Проникая острым лучом аналитического ума в творчество и в жизнь Пушкина, Ахматова в своих работах о Пушкине освещала этим лучом и свою поэзию, и свою внутреннюю жизнь, свои комплексы, которые в стихах, в отличие от Пушкина, она глубоко затаивала. В работе «О XV строфе второй главы «Евгения Онегина», о мании преследования (хандре), посвящении в шпионы (о мнимой дружбе) и о первом слое стихотворения «Вновь я посетил» («милые южные дамы») — Ахматова пишет:» «Вот что я называю пушкинской болезнью (поэт говорит о послеодесском периоде):
Нам кажется, что такого Пушкина никогда не было — мы такого не знаем, но ведь он лучше знал самого себя… Это тот первый слой, который поэты скрывают почти что от себя самих».
Далее Ахматова заключает: «К его и нашему счастью, эти страшные периоды не были отмечены молчанием его Музы. Наоборот! То, что он своими золотыми стихами описывал свои эти состояния, и было своеобразным лечением».
Я почти уверена, что заимствование у Цветаевой музыки для Поэмы и было тем самым «первым слоем, который поэты скрывают почти что от себя самих». И Ахматова своими золотыми стихами избавлялась от своих болезненных комплексов, но опять-таки тайно, а не так открыто, как Пушкин. Нет, не казалась Цветаева Ахматовой врагом, Боже упаси. Ахматовский комплекс, связанный с Цветаевой, был гораздо шире по амплитуде: от благодарности за щедрый подарок до крайнего этим подарком раздражения, от обостренного чувства вины до мучительного понимания, что эта вина — не вина, от ожесточенного сочувствия («Словно та, одержимая бесом, // Как на Брокен ночной неслась») до тайного оплакивания Цветаевой («И уже предо мною прямо // Леденела и стыла Кама»).

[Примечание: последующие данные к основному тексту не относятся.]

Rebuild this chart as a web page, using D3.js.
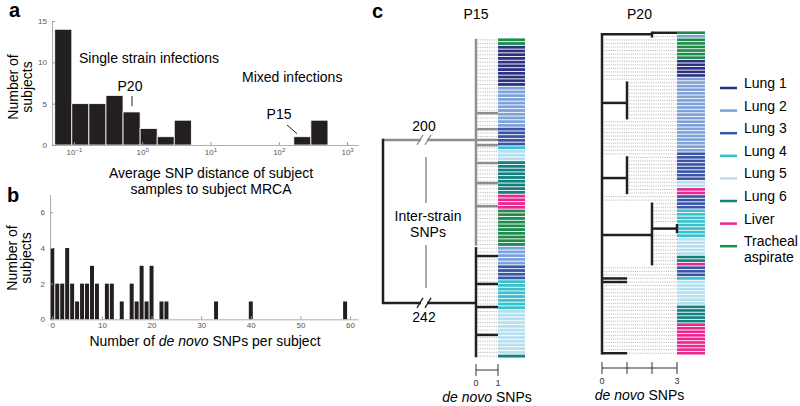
<!DOCTYPE html>
<html>
<head>
<meta charset="utf-8">
<script src="https://cdn.jsdelivr.net/npm/d3@7"></script>
<style>
  body { margin: 0; background: #fff; }
  svg text { font-family: "Liberation Sans", Arial, sans-serif; }
</style>
</head>
<body>
<svg id="fig" width="800" height="406"></svg>
<script>
// a: average SNP distance to MRCA (bins given as log10 lower edge, 0.25 decade wide)
const distBinStart = [-1.28, -1.03, -0.78, -0.53, -0.28, -0.03, 0.22, 0.47, 2.22, 2.47];
const distCounts = [14, 5, 5, 6, 4, 2, 1, 3, 1, 3];
const distTicks = [0.1, 1, 10, 100, 1000];
const p20Dist = 0.71;
const p15Dist = 185;

// b: de novo SNPs per subject
const snpValues = [0, 1, 2, 3, 4, 5, 6, 7, 8, 9, 11, 12, 14, 16, 17, 18, 19, 20, 22, 23, 33, 40, 59];
const snpCounts = [4, 2, 2, 4, 2, 1, 2, 2, 3, 2, 2, 2, 1, 2, 1, 3, 1, 3, 1, 1, 1, 1, 1];
const snpTicks = [0, 10, 20, 30, 40, 50, 60];

// c: tissues
const tissues = ['Lung 1', 'Lung 2', 'Lung 3', 'Lung 4', 'Lung 5', 'Lung 6', 'Liver', 'Tracheal aspirate'];
const tissueColors = ['#2e3180', '#7fa1da', '#3a55a8', '#38c0cc', '#b6e0ed', '#13807f', '#ec268f', '#1f8b4e'];

// P15 samples, run-length coded: tissue index and number of samples
const p15Tissue = [7, 0, 1, 2, 3, 4, 5, 6, 7, 1, 2, 3, 4, 5];
const p15Count = [2, 11, 11, 5, 1, 3, 9, 4, 10, 5, 4, 8, 12, 1];
const p15Strains = [[0, 55], [56, 85]];      // first and last sample row of each strain
const p15StrainSNPs = [200, 242];
const p15StrainJoin = [27.4, 71.2];
const p15Nodes = [[20.2, 24.5, 27.4, 28.8, 33.6, 39, 45.2], [58.6, 66.1, 72.3, 79.8]];

// P20 samples
const p20Tissue = [7, 1, 7, 0, 1, 2, 4, 6, 2, 3, 4, 5, 6, 2, 3, 4, 5, 6];
const p20Count = [1, 1, 6, 5, 21, 8, 2, 2, 4, 8, 5, 2, 1, 3, 1, 7, 5, 9];
const p20Clades = [[0, 1, 0.9, 2], [14, 24, 20.2, 1], [35, 45, 41.3, 1], [48, 65, 57.3, 2]]; // first, last, join, SNPs
const p20SubClades = [[54, 56, 3]];
const p20Singles = [[0, 3], [69, 1], [70, 1], [90, 1]]; // row, SNPs

const svg = d3.select('#fig');
const ink = '#231f20';
const grey = '#8e8e8e';

function styleAxis(g) {
  g.select('.domain').attr('stroke', '#9a9a9a').attr('stroke-width', 0.8);
  g.selectAll('.tick line').attr('stroke', '#9a9a9a');
  g.selectAll('.tick text').attr('fill', '#555').attr('font-size', 8)
    .attr('font-family', '"Liberation Sans", Arial, sans-serif');
}

// ---------- panel a
const xA = d3.scaleLog().domain([10 ** -1.32, 10 ** 3.16]).range([52, 358]);
const yA = d3.scaleLinear().domain([0, 15]).range([145, 21]);
const gA = svg.append('g');

gA.selectAll('rect').data(distBinStart).join('rect')
  .attr('x', d => xA(10 ** d))
  .attr('width', d => xA(10 ** (d + 0.25)) - xA(10 ** d))
  .attr('y', (d, i) => yA(distCounts[i]))
  .attr('height', (d, i) => yA(0) - yA(distCounts[i]))
  .attr('fill', ink).attr('stroke', '#fff').attr('stroke-width', 0.8);

const axA = gA.append('g').attr('transform', `translate(0,${yA(0)})`)
  .call(d3.axisBottom(xA).tickValues(distTicks).tickSize(-3).tickSizeOuter(0).tickPadding(4).tickFormat(() => ''));
styleAxis(axA);
axA.selectAll('.tick text').each(function (d) {
  const t = d3.select(this);
  t.append('tspan').text('10');
  t.append('tspan').attr('dy', '-0.45em').attr('font-size', 6)
    .text(String(Math.round(Math.log10(d))).replace('-', '\u2212'));
});
const ayA = gA.append('g').attr('transform', `translate(${xA.range()[0]},0)`)
  .call(d3.axisLeft(yA).tickValues([0, 5, 10, 15]).tickSize(-3).tickSizeOuter(0).tickPadding(5).tickFormat(d3.format('d')));
styleAxis(ayA);

gA.append('text').attr('x', 79).attr('y', 63).attr('font-size', 14).text('Single strain infections');
gA.append('text').attr('x', 242).attr('y', 82).attr('font-size', 14).text('Mixed infections');
gA.append('text').attr('x', xA(p20Dist) - 2).attr('y', 91).attr('text-anchor', 'middle').attr('font-size', 14).text('P20');
gA.append('line').attr('x1', xA(p20Dist)).attr('x2', xA(p20Dist)).attr('y1', 96).attr('y2', 106)
  .attr('stroke', ink).attr('stroke-width', 1);
gA.append('text').attr('x', xA(p15Dist) - 18).attr('y', 119).attr('text-anchor', 'middle').attr('font-size', 14).text('P15');
gA.append('line').attr('x1', xA(p15Dist) - 10).attr('x2', xA(p15Dist)).attr('y1', 125).attr('y2', yA(1) - 3)
  .attr('stroke', ink).attr('stroke-width', 1);

gA.append('text').attr('transform', 'translate(18,87) rotate(-90)').attr('text-anchor', 'middle')
  .attr('font-size', 14).text('Number of');
gA.append('text').attr('transform', 'translate(32,87) rotate(-90)').attr('text-anchor', 'middle')
  .attr('font-size', 14).text('subjects');
gA.append('text').attr('x', 211).attr('y', 178).attr('text-anchor', 'middle').attr('font-size', 14)
  .text('Average SNP distance of subject');
gA.append('text').attr('x', 211).attr('y', 194).attr('text-anchor', 'middle').attr('font-size', 14)
  .text('samples to subject MRCA');
svg.append('text').attr('x', 9).attr('y', 17).attr('font-size', 20).attr('font-weight', 'bold').text('a');

// ---------- panel b
const xB = d3.scaleLinear().domain([-0.46, 61.6]).range([50, 358]);
const yB = d3.scaleLinear().domain([0, 7]).range([319.3, 194.5]);
const gB = svg.append('g');
const bw = xB(0.4) - xB(0);

gB.selectAll('rect').data(snpValues).join('rect')
  .attr('x', d => xB(d) - bw).attr('width', 2 * bw)
  .attr('y', (d, i) => yB(snpCounts[i]))
  .attr('height', (d, i) => yB(0) - yB(snpCounts[i]))
  .attr('fill', ink);

const axB = gB.append('g').attr('transform', `translate(0,${yB(0)})`)
  .call(d3.axisBottom(xB).tickValues(snpTicks).tickSize(-3).tickSizeOuter(0).tickPadding(3).tickFormat(d3.format('d')));
styleAxis(axB);
const ayB = gB.append('g').attr('transform', `translate(${xB.range()[0]},0)`)
  .call(d3.axisLeft(yB).tickValues([0, 2, 4, 6]).tickSize(-3).tickSizeOuter(0).tickPadding(5).tickFormat(d3.format('d')));
styleAxis(ayB);

gB.append('text').attr('transform', 'translate(17,258) rotate(-90)').attr('text-anchor', 'middle')
  .attr('font-size', 14).text('Number of');
gB.append('text').attr('transform', 'translate(31,258) rotate(-90)').attr('text-anchor', 'middle')
  .attr('font-size', 14).text('subjects');
const xlabB = gB.append('text').attr('x', 205).attr('y', 346).attr('text-anchor', 'middle').attr('font-size', 14);
xlabB.append('tspan').text('Number of ');
xlabB.append('tspan').attr('font-style', 'italic').text('de novo');
xlabB.append('tspan').text(' SNPs per subject');
svg.append('text').attr('x', 7).attr('y', 202).attr('font-size', 20).attr('font-weight', 'bold').text('b');

// ---------- panel c
const gC = svg.append('g');
svg.append('text').attr('x', 372).attr('y', 18).attr('font-size', 20).attr('font-weight', 'bold').text('c');

function drawStrip(rows, y, x0, w) {
  gC.append('g').selectAll('rect').data(rows).join('rect')
    .attr('x', x0).attr('width', w)
    .attr('y', (d, i) => y(i) + 0.4)
    .attr('height', y(1) - y(0) - 0.9)
    .attr('fill', d => tissueColors[d]);
}
function dotted(x1, x2, y) {
  gC.append('line').attr('x1', x1).attr('x2', x2).attr('y1', y).attr('y2', y)
    .attr('stroke', '#a0a0a0').attr('stroke-width', 0.8).attr('stroke-dasharray', '1 1.2');
}
function seg(x1, y1, x2, y2, color, w) {
  gC.append('line').attr('x1', x1).attr('x2', x2).attr('y1', y1).attr('y2', y2)
    .attr('stroke', color).attr('stroke-width', w);
}
function scaleBar(x, ticks, labels, y) {
  seg(x(ticks[0]), y, x(ticks[ticks.length - 1]), y, '#333', 1);
  ticks.forEach(t => seg(x(t), y - 6, x(t), y + 6, '#333', 1));
  labels.forEach(t => gC.append('text').attr('x', x(t)).attr('y', y + 16).attr('text-anchor', 'middle')
    .attr('font-size', 9).attr('fill', '#333').text(t));
  const lab = gC.append('text').attr('x', (x(ticks[0]) + x(ticks[ticks.length - 1])) / 2)
    .attr('y', y + 32).attr('text-anchor', 'middle').attr('font-size', 14);
  lab.append('tspan').attr('font-style', 'italic').text('de novo');
  lab.append('tspan').text(' SNPs');
}

// P15
const p15Rows = p15Tissue.flatMap((t, i) => d3.range(p15Count[i]).map(() => t));
const yP15 = d3.scaleLinear().domain([0, p15Rows.length]).range([38, 358]);
const xP15 = d3.scaleLinear().domain([0, 1]).range([476, 498]);
const p15RootX = 383, p15BreakX = 424;
const strainColor = [grey, ink];

p15Rows.forEach((d, i) => dotted(xP15(0), xP15(1), yP15(i + 0.5)));
drawStrip(p15Rows, yP15, xP15(1), 27);

p15Strains.forEach(([a, b], s) => {
  seg(xP15(0), yP15(a + 0.2), xP15(0), yP15(b + 0.8), strainColor[s], 2.5);
  p15Nodes[s].forEach(r => seg(xP15(0), yP15(r), xP15(1), yP15(r), strainColor[s], 2.5));
  const yj = yP15(p15StrainJoin[s]);
  seg(p15RootX, yj, xP15(0), yj, strainColor[s], 2.5);
  gC.append('rect').attr('x', p15BreakX - 3).attr('y', yj - 3).attr('width', 6).attr('height', 6).attr('fill', '#fff');
  [-4, 4].forEach(dx => seg(p15BreakX + dx - 3, yj + 5, p15BreakX + dx + 3, yj - 5, strainColor[s], 1.3));
  gC.append('text').attr('x', p15BreakX).attr('y', s === 0 ? yj - 9 : yj + 19)
    .attr('text-anchor', 'middle').attr('font-size', 14).text(p15StrainSNPs[s]);
});
seg(p15RootX, yP15(p15StrainJoin[0]) - 1.2, p15RootX, yP15(p15StrainJoin[1]) + 1.2, ink, 2.5);

seg(p15BreakX + 2, yP15(p15StrainJoin[0]) + 17, p15BreakX + 2, 203, grey, 1.5);
seg(p15BreakX + 2, 245, p15BreakX + 2, yP15(p15StrainJoin[1]) - 15, grey, 1.5);
gC.append('text').attr('x', p15BreakX + 4).attr('y', 221).attr('text-anchor', 'middle').attr('font-size', 14).text('Inter-strain');
gC.append('text').attr('x', p15BreakX + 4).attr('y', 237).attr('text-anchor', 'middle').attr('font-size', 14).text('SNPs');
gC.append('text').attr('x', xP15(0)).attr('y', 19).attr('text-anchor', 'middle').attr('font-size', 14).text('P15');
scaleBar(xP15, [0, 1], [0, 1], 370);

// P20
const p20Rows = p20Tissue.flatMap((t, i) => d3.range(p20Count[i]).map(() => t));
const yP20 = d3.scaleLinear().domain([0, p20Rows.length]).range([31, 355]);
const xP20 = d3.scaleLinear().domain([0, 3]).range([602, 677]);
const rowY = i => yP20(i + 0.5);

p20Rows.forEach((d, i) => {
  const clade = p20Clades.find(c => i >= c[0] && i <= c[1]);
  const sub = p20SubClades.find(c => i >= c[0] && i <= c[1]);
  const single = p20Singles.find(c => c[0] === i);
  const start = clade ? clade[3] : 0;
  const tip = sub ? sub[2] : single ? single[1] : start;
  if (single) seg(xP20(start), rowY(i), xP20(tip), rowY(i), ink, 2.5);
  if (tip < 3) dotted(xP20(tip), xP20(3), rowY(i));
});
drawStrip(p20Rows, yP20, xP20(3), 28);

p20Clades.forEach(([a, b, j, s]) => {
  const y0 = Math.min(rowY(a), yP20(j)), y1 = Math.max(rowY(b), yP20(j));
  seg(xP20(s), y0 - 1.2, xP20(s), y1 + 1.2, ink, 2.5);
  seg(xP20(0), yP20(j), xP20(s), yP20(j), ink, 2.5);
});
p20SubClades.forEach(([a, b, s]) => {
  const parent = p20Clades.find(c => a >= c[0] && b <= c[1]);
  const ym = (rowY(a) + rowY(b)) / 2;
  seg(xP20(parent[3]), ym, xP20(s), ym, ink, 2.5);
  seg(xP20(s), rowY(a) - 1, xP20(s), rowY(b) + 1, ink, 2.5);
});
seg(xP20(0), yP20(p20Clades[0][2]) - 1.2, xP20(0), rowY(p20Rows.length - 1) + 1.2, ink, 2.5);

gC.append('text').attr('x', xP20(1.5)).attr('y', 19).attr('text-anchor', 'middle').attr('font-size', 14).text('P20');
scaleBar(xP20, [0, 1, 2, 3], [0, 3], 368);

// legend
const legY = d3.scaleLinear().domain([0, 1]).range([88, 110.6]);
const leg = gC.append('g').selectAll('g').data(tissues).join('g')
  .attr('transform', (d, i) => `translate(720,${legY(i)})`);
leg.append('line').attr('x2', 17).attr('stroke', (d, i) => tissueColors[i]).attr('stroke-width', 2.5);
leg.append('text').attr('x', 24).attr('dy', '0.35em').attr('font-size', 14)
  .each(function (d) {
    const words = d === 'Tracheal aspirate' ? ['Tracheal', 'aspirate'] : [d];
    words.forEach((w, k) => d3.select(this).append('tspan').attr('x', 24).attr('dy', k ? '1.15em' : 0).text(w));
  });
</script>
</body>
</html>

И не случайно в статье о «Каменном госте», стараясь установить до сих пор не установленные комплексы Пушкина: «боязнь счастья, то есть потери его (то есть неслыханного жизнелюбия), и загробной верности — загробной ревности», Ахматова писала: «…как глубоко Пушкин запрятал свое томление по счастью, своеобразное заклинание судьбы, и в этом кроется мысль: так люди не найдут, не будут обсуждать, что невыносимо (см. «Ответ анониму»). Спрятать в ящик с двойным, нет, с тройным дном…» Это третье дно, как я понимаю, и есть то третье дно ахматовской шкатулки (до 60-го года была шкатулка с двойным дном), тот первый слой, который Ахматова скрывала почти что от себя самой и где следует искать «тень, призрак музыки» — Цветаеву.
В ахматовской прозе о Пушкине очень многое говорит о том, что Ахматова свою судьбу примеряет на других поэтов (в данном случае на Пушкина) и — наоборот. Для меня важно, что это мое предположение я могу подкрепить цитатой из «Записок об Анне Ахматовой» Лидии Чуковской (том 2, стр. 260. Париж, Умса-press) 8: «Без знания — понимание невозможно, однако, сколько встречаешь знатоков, знающих предмет, но не понимающих в нем ровно ничего! Ахматовой же разгадывать пушкинскую поэзию и пушкинскую судьбу приходит на помощь еще и то (скрываемое ею) обстоятельство, что она вольно или невольно примеряет судьбу поэтов, родных и неродных, Данте и Пушкина, на свою собственную». Добавлю: примеряла — и пастернаковскую, и цветаевскую, что очевидно из тех же «Записок…» Л. Чуковской.
«Разве я других виноватей?» — эту строчку из «Решки» я считаю ахматовской «опиской», пользуясь ее же термином. В неоконченной работе «Две новые повести Пушкина» Ахматова замечает: «Что итальянец не только импровизатор, но и поэт, видно из нескольких «описок» Пушкина: 1) стул в комнате итальянца завален «бумагами» и бельем. Какие же, помилуй Бог, «бумаги» у только что приехавшего нищего импровизатора? Это, конечно, рукописи писателя; 2) Чарскому было неприятно видеть поэта в одежде заезжего фигляра; 3) «Вы поэт, так же, как и я, — говорит иностранец…» «…Надо сознаться, что это существо все время как бы двоится перед нашими глазами (то — червь, то — Бог)…» Далее Ахматова утверждает, что «история отношений Пушкина с Мицкевичем еще не написана», как, добавлю, еще не описана история отношений Ахматовой и Цветаевой.